The show has an incredible soundtrack
Jean-Marc Vallée, who served as director on season 1 and an executive producer on the following season, was keen to use existing songs for the show, instead of hiring a composer. Working with music supervisor Susan Jacobs, he developed a playlist of songs by artists ranging from Elvis Presley and Neil Young to Sufjan Stevens and Leon Bridges. Swerving a cinematic score, the familiar soundtrack is played through headphones and car radios, and the protagonists can often be heard sing along to it.
As well as helping to build the story, the soundtrack is a playlist of smash hits. Michael Kiwanuka’s Cold Little Heart, played over the opening credits, sets the tone for what follows, while The Temptations’ Papa Was a Rolling Stone is used both in a celebratory dance between Jane and her son Ziggy, and in her traumatic flashbacks.
The popularity of the show’s music has had a positive impact on those featured in the playlist too.
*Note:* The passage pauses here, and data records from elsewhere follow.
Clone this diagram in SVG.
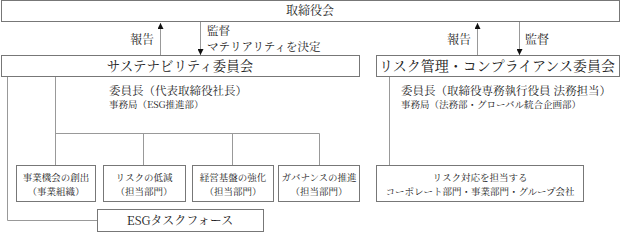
<svg xmlns="http://www.w3.org/2000/svg" width="622" height="233" viewBox="0 0 622 233">
<style>
text{font-family:"Noto Serif CJK JP","Noto Sans CJK JP","Liberation Serif",serif;fill:#222}
.box{fill:#fff;stroke:#777;stroke-width:1}
.ln{fill:none;stroke:#999;stroke-width:1}
.c{text-anchor:middle}
.s{font-size:9.5px}
</style>
<defs>
<marker id="ah" viewBox="0 0 10 10" refX="10" refY="5" markerWidth="6" markerHeight="6" orient="auto" markerUnits="userSpaceOnUse">
<path d="M0,0L10,5L0,10z" fill="#111"/>
</marker>
</defs>
<g id="connectors">
<line class="ln" x1="160.5" y1="55" x2="160.5" y2="23" marker-end="url(#ah)"/>
<line class="ln" x1="200.5" y1="22" x2="200.5" y2="55" marker-end="url(#ah)"/>
<line class="ln" x1="477.5" y1="55" x2="477.5" y2="23" marker-end="url(#ah)"/>
<line class="ln" x1="519.5" y1="22" x2="519.5" y2="55" marker-end="url(#ah)"/>
<polyline class="ln" points="7.5,77 7.5,220.5 97,220.5"/>
<line class="ln" x1="55.5" y1="77" x2="55.5" y2="165"/>
<line class="ln" x1="55.5" y1="133.5" x2="319.5" y2="133.5"/>
<line class="ln" x1="143.5" y1="133.5" x2="143.5" y2="165"/>
<line class="ln" x1="232.5" y1="133.5" x2="232.5" y2="165"/>
<line class="ln" x1="319.5" y1="133.5" x2="319.5" y2="165"/>
<line class="ln" x1="389.5" y1="77" x2="389.5" y2="165"/>
</g>
<g id="labels">
<text x="154" y="44" font-size="12" text-anchor="end">報告</text>
<text x="207" y="35" font-size="11.5">監督</text>
<text x="207" y="51" font-size="11.5">マテリアリティを決定</text>
<text x="471" y="44" font-size="12" text-anchor="end">報告</text>
<text x="525" y="44" font-size="12">監督</text>
</g>
<g id="board">
<rect class="box" x="1.5" y="0.5" width="618" height="21"/>
<text class="c" x="310" y="15" font-size="12">取締役会</text>
</g>
<g id="sustainability">
<rect class="box" x="1.5" y="55.5" width="358" height="21"/>
<text class="c" x="180" y="71" font-size="13.5">サステナビリティ委員会</text>
<text x="109" y="95" font-size="11.5">委員長（代表取締役社長）</text>
<text x="109" y="108" font-size="9.5">事務局（ESG推進部）</text>
</g>
<g id="risk">
<rect class="box" x="376.5" y="55.5" width="243" height="21"/>
<text class="c" x="497" y="71" font-size="14">リスク管理・コンプライアンス委員会</text>
<text x="401" y="95" font-size="11.5">委員長（取締役専務執行役員 法務担当）</text>
<text x="401" y="108" font-size="9.5">事務局（法務部・グローバル統合企画部）</text>
</g>
<g id="b1">
<rect class="box" x="16.5" y="165.5" width="79" height="36"/>
<text class="c s" x="56" y="181">事業機会の創出</text>
<text class="c s" x="56" y="195">（事業組織）</text>
</g>
<g id="b2">
<rect class="box" x="103.5" y="165.5" width="82" height="36"/>
<text class="c s" x="144" y="181">リスクの低減</text>
<text class="c s" x="144" y="195">（担当部門）</text>
</g>
<g id="b3">
<rect class="box" x="192.5" y="165.5" width="81" height="36"/>
<text class="c s" x="233" y="181">経営基盤の強化</text>
<text class="c s" x="233" y="195">（担当部門）</text>
</g>
<g id="b4">
<rect class="box" x="278.5" y="165.5" width="81" height="36"/>
<text class="c s" x="319" y="181">ガバナンスの推進</text>
<text class="c s" x="319" y="195">（担当部門）</text>
</g>
<g id="b5">
<rect class="box" x="376.5" y="165.5" width="207" height="36"/>
<text class="c s" x="480" y="181">リスク対応を担当する</text>
<text class="c s" x="480" y="195">コーポレート部門・事業部門・グループ会社</text>
</g>
<g id="esg">
<rect class="box" x="97.5" y="209.5" width="166" height="22"/>
<text class="c" x="180" y="225" font-size="12">ESGタスクフォース</text>
</g>
</svg>
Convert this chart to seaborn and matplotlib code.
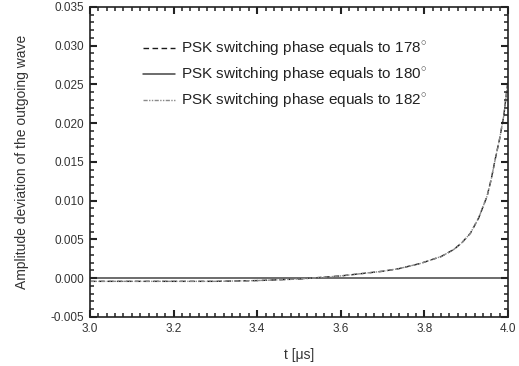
import numpy as np
import pandas as pd
import matplotlib
matplotlib.use("Agg")
import matplotlib.pyplot as plt
import seaborn as sns
from matplotlib.ticker import MultipleLocator, FormatStrFormatter

# ---- data ----
t_us = [3.0, 3.1, 3.2, 3.3, 3.4, 3.5, 3.6, 3.65, 3.7, 3.74, 3.79, 3.84,
        3.87, 3.89, 3.91, 3.93, 3.95, 3.96, 3.97, 3.98, 3.99, 4.0]
dev_178 = [-0.0004, -0.0004, -0.0004, -0.0004, -0.0003, -0.0001, 0.0003,
           0.0006, 0.0009, 0.00125, 0.0019, 0.0028, 0.0037, 0.0046, 0.0058,
           0.0078, 0.0106, 0.0128, 0.0155, 0.0180, 0.0210, 0.0255]
dev_180 = [0.0] * len(t_us)
dev_182 = [-0.0004, -0.0004, -0.0004, -0.0004, -0.0003, -0.0001, 0.0003,
           0.0006, 0.0009, 0.00125, 0.0019, 0.0028, 0.0037, 0.0046, 0.0058,
           0.0078, 0.0106, 0.0128, 0.0155, 0.0180, 0.0210, 0.0255]
labels = ["PSK switching phase equals to 178$^{\\circ}$",
          "PSK switching phase equals to 180$^{\\circ}$",
          "PSK switching phase equals to 182$^{\\circ}$"]

sns.set_theme(style="ticks")
plt.rcParams["font.family"] = ["Liberation Sans", "DejaVu Sans"]
plt.rcParams["mathtext.fontset"] = "custom"
plt.rcParams["mathtext.rm"] = "Liberation Sans"

fig = plt.figure(figsize=(5.19, 3.66), dpi=100)
ax = fig.add_axes([0.1734, 0.1339, 0.8054, 0.847])

series = [
    (dev_178, labels[0], "#1a1a1a", (0, (4, 2.5)), 1.0),
    (dev_180, labels[1], "#444444", "-", 1.1),
    (dev_182, labels[2], "#8a8a8a", (0, (3, 1, 1, 1, 1, 1)), 1.0),
]
for vals, lab, col, ls, lw in series:
    df = pd.DataFrame({"t": t_us, "v": vals})
    sns.lineplot(data=df, x="t", y="v", ax=ax, color=col, linestyle=ls,
                 linewidth=lw, label=lab)

ax.set_xlim(3.0, 4.0)
ax.set_ylim(-0.005, 0.035)
ax.xaxis.set_major_locator(MultipleLocator(0.2))
ax.xaxis.set_minor_locator(MultipleLocator(0.02))
ax.yaxis.set_major_locator(MultipleLocator(0.005))
ax.yaxis.set_minor_locator(MultipleLocator(0.001))
ax.xaxis.set_major_formatter(FormatStrFormatter("%.1f"))
ax.yaxis.set_major_formatter(FormatStrFormatter("%.3f"))

ax.set_axisbelow(False)
ax.tick_params(which="both", direction="in", top=True, right=True,
               bottom=True, left=True, color="#222222")
ax.tick_params(which="major", length=4.8, width=1.5, labelsize=8.5, pad=4,
               labelcolor="#333333")
ax.tick_params(which="minor", length=3.0, width=1.1)
for sp in ax.spines.values():
    sp.set_visible(True)
    sp.set_color("#333333")
    sp.set_linewidth(1.3)

ax.set_xlabel("t [\u03bcs]", fontsize=10, color="#333333", labelpad=10)
ax.set_ylabel("Amplitude deviation of the outgoing wave", fontsize=10,
              color="#333333", labelpad=16)

leg = ax.legend(loc="upper left", bbox_to_anchor=(0.112, 0.914), frameon=False,
                fontsize=11, handlelength=2.1, handletextpad=0.4,
                labelspacing=0.52, borderaxespad=0)
for txt in leg.get_texts():
    txt.set_color("#222222")

fig.savefig("out.png", dpi=100)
According to Variety, Kiwanuka’s track had been streamed half a million times before the show launched in February 2017, since when it had been streamed more than 42 million times. The singer even didn’t realise his song was being used as the show’s title track until his US tour dates sold out immediately after Big Little Lies debuted.
What the critics said

Season 1 of the show was rated 95 per cent fresh on Rotten Tomatoes, which called it “bitingly funny and highly addictive, Big Little Lies is a twisty, thrilling, enlightening ride led by a first-rate cast.”
“Big Little Lies is a series built to be as entertaining as it is enlightening, and they’ve pulled off both feats with great zeal,” agreed IndieWire’s Ben Travers.
Cosmopolitan’s Emma Baty said: “The first season of Big Little Lies was maybe the best thing to happen to television in the past five years. Take some of the most in-demand actresses in Hollywood, put them in a beautiful place with all the lead roles, have them recreate a best-selling book, and throw a major, major twist at the end. It was a recipe for pop-culture success, and it was So. Damn. Good.”
“I love the characters, who are messy, flawed, damaged, and still frequently sympathetic,” wrote The Atlantic’s Sophie Gilbert of season 2.
“Only [Meryl] Streep could make eating pizza seem sinister,” added the Telegraph’s Serena Davies.